** BEGIN Dataset extract **

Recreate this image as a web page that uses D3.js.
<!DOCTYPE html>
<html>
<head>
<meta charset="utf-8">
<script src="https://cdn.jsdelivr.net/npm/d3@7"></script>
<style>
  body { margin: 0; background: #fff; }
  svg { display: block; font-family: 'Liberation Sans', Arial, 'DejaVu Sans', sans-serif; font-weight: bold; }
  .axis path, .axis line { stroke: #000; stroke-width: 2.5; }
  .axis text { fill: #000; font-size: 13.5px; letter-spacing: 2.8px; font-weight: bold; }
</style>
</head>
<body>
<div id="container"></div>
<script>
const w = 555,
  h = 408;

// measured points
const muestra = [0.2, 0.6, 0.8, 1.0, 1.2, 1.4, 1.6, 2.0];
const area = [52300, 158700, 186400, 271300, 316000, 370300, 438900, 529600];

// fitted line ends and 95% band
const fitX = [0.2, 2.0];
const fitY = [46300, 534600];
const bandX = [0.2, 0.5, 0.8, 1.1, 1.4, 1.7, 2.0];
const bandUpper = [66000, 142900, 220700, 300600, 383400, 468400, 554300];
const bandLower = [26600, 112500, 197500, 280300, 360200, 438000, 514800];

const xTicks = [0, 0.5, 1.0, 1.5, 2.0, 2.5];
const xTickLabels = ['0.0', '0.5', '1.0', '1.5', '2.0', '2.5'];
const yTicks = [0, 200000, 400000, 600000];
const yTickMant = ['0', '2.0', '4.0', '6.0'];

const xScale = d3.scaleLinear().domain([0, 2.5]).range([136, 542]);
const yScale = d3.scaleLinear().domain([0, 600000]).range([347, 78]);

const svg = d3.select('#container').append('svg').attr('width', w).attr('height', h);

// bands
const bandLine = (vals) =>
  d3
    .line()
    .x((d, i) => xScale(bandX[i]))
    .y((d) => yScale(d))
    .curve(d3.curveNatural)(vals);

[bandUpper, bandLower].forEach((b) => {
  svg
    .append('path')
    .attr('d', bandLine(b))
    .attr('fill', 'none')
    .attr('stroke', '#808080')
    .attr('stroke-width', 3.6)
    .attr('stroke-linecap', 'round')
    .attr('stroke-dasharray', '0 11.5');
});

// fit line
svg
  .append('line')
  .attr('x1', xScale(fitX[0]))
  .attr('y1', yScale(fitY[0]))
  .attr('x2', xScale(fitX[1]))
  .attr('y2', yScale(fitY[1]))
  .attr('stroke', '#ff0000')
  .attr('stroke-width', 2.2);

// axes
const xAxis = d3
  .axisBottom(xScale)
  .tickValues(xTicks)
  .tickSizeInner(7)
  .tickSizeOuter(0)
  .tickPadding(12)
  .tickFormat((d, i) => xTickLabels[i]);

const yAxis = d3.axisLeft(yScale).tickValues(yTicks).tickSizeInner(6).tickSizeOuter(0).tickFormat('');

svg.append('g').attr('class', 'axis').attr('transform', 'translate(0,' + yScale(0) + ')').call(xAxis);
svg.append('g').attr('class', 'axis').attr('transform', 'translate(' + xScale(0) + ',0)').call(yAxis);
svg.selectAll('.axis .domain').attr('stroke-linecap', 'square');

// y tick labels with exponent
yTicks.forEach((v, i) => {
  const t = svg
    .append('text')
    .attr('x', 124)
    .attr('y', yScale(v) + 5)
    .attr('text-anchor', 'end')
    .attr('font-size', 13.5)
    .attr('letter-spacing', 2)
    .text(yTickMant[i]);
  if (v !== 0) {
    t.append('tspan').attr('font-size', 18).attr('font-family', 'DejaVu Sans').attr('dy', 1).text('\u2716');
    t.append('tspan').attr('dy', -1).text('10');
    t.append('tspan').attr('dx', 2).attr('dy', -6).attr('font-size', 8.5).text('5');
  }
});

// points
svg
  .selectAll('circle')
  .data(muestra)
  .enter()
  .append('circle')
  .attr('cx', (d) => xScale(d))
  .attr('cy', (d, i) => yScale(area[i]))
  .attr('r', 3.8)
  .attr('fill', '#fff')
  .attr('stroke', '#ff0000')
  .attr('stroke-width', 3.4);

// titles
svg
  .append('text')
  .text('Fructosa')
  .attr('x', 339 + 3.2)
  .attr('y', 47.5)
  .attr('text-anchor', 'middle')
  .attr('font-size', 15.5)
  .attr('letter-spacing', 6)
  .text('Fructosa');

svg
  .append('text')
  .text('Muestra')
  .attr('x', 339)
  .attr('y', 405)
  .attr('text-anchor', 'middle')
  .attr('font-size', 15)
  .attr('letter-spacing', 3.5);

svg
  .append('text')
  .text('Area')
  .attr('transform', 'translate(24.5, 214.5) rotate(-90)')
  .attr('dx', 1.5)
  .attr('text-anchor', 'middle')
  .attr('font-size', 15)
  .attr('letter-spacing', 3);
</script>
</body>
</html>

** END Dataset extract **

### Problem requirements:
Print out the whole listing exactly as it appears.

### Solution:
Recreate this image as a web page that uses D3.js.
<!DOCTYPE html>
<html>
<head>
<meta charset="utf-8">
<script src="https://cdn.jsdelivr.net/npm/d3@7"></script>
<style>
  body { margin: 0; background: #fff; }
  svg { display: block; font-family: 'Liberation Sans', Arial, 'DejaVu Sans', sans-serif; font-weight: bold; }
  .axis path, .axis line { stroke: #000; stroke-width: 2.5; }
  .axis text { fill: #000; font-size: 13.5px; letter-spacing: 2.8px; font-weight: bold; }
</style>
</head>
<body>
<div id="container"></div>
<script>
const w = 555,
  h = 408;

// measured points
const muestra = [0.2, 0.6, 0.8, 1.0, 1.2, 1.4, 1.6, 2.0];
const area = [52300, 158700, 186400, 271300, 316000, 370300, 438900, 529600];

// fitted line ends and 95% band
const fitX = [0.2, 2.0];
const fitY = [46300, 534600];
const bandX = [0.2, 0.5, 0.8, 1.1, 1.4, 1.7, 2.0];
const bandUpper = [66000, 142900, 220700, 300600, 383400, 468400, 554300];
const bandLower = [26600, 112500, 197500, 280300, 360200, 438000, 514800];

const xTicks = [0, 0.5, 1.0, 1.5, 2.0, 2.5];
const xTickLabels = ['0.0', '0.5', '1.0', '1.5', '2.0', '2.5'];
const yTicks = [0, 200000, 400000, 600000];
const yTickMant = ['0', '2.0', '4.0', '6.0'];

const xScale = d3.scaleLinear().domain([0, 2.5]).range([136, 542]);
const yScale = d3.scaleLinear().domain([0, 600000]).range([347, 78]);

const svg = d3.select('#container').append('svg').attr('width', w).attr('height', h);

// bands
const bandLine = (vals) =>
  d3
    .line()
    .x((d, i) => xScale(bandX[i]))
    .y((d) => yScale(d))
    .curve(d3.curveNatural)(vals);

[bandUpper, bandLower].forEach((b) => {
  svg
    .append('path')
    .attr('d', bandLine(b))
    .attr('fill', 'none')
    .attr('stroke', '#808080')
    .attr('stroke-width', 3.6)
    .attr('stroke-linecap', 'round')
    .attr('stroke-dasharray', '0 11.5');
});

// fit line
svg
  .append('line')
  .attr('x1', xScale(fitX[0]))
  .attr('y1', yScale(fitY[0]))
  .attr('x2', xScale(fitX[1]))
  .attr('y2', yScale(fitY[1]))
  .attr('stroke', '#ff0000')
  .attr('stroke-width', 2.2);

// axes
const xAxis = d3
  .axisBottom(xScale)
  .tickValues(xTicks)
  .tickSizeInner(7)
  .tickSizeOuter(0)
  .tickPadding(12)
  .tickFormat((d, i) => xTickLabels[i]);

const yAxis = d3.axisLeft(yScale).tickValues(yTicks).tickSizeInner(6).tickSizeOuter(0).tickFormat('');

svg.append('g').attr('class', 'axis').attr('transform', 'translate(0,' + yScale(0) + ')').call(xAxis);
svg.append('g').attr('class', 'axis').attr('transform', 'translate(' + xScale(0) + ',0)').call(yAxis);
svg.selectAll('.axis .domain').attr('stroke-linecap', 'square');

// y tick labels with exponent
yTicks.forEach((v, i) => {
  const t = svg
    .append('text')
    .attr('x', 124)
    .attr('y', yScale(v) + 5)
    .attr('text-anchor', 'end')
    .attr('font-size', 13.5)
    .attr('letter-spacing', 2)
    .text(yTickMant[i]);
  if (v !== 0) {
    t.append('tspan').attr('font-size', 18).attr('font-family', 'DejaVu Sans').attr('dy', 1).text('\u2716');
    t.append('tspan').attr('dy', -1).text('10');
    t.append('tspan').attr('dx', 2).attr('dy', -6).attr('font-size', 8.5).text('5');
  }
});

// points
svg
  .selectAll('circle')
  .data(muestra)
  .enter()
  .append('circle')
  .attr('cx', (d) => xScale(d))
  .attr('cy', (d, i) => yScale(area[i]))
  .attr('r', 3.8)
  .attr('fill', '#fff')
  .attr('stroke', '#ff0000')
  .attr('stroke-width', 3.4);

// titles
svg
  .append('text')
  .text('Fructosa')
  .attr('x', 339 + 3.2)
  .attr('y', 47.5)
  .attr('text-anchor', 'middle')
  .attr('font-size', 15.5)
  .attr('letter-spacing', 6)
  .text('Fructosa');

svg
  .append('text')
  .text('Muestra')
  .attr('x', 339)
  .attr('y', 405)
  .attr('text-anchor', 'middle')
  .attr('font-size', 15)
  .attr('letter-spacing', 3.5);

svg
  .append('text')
  .text('Area')
  .attr('transform', 'translate(24.5, 214.5) rotate(-90)')
  .attr('dx', 1.5)
  .attr('text-anchor', 'middle')
  .attr('font-size', 15)
  .attr('letter-spacing', 3);
</script>
</body>
</html>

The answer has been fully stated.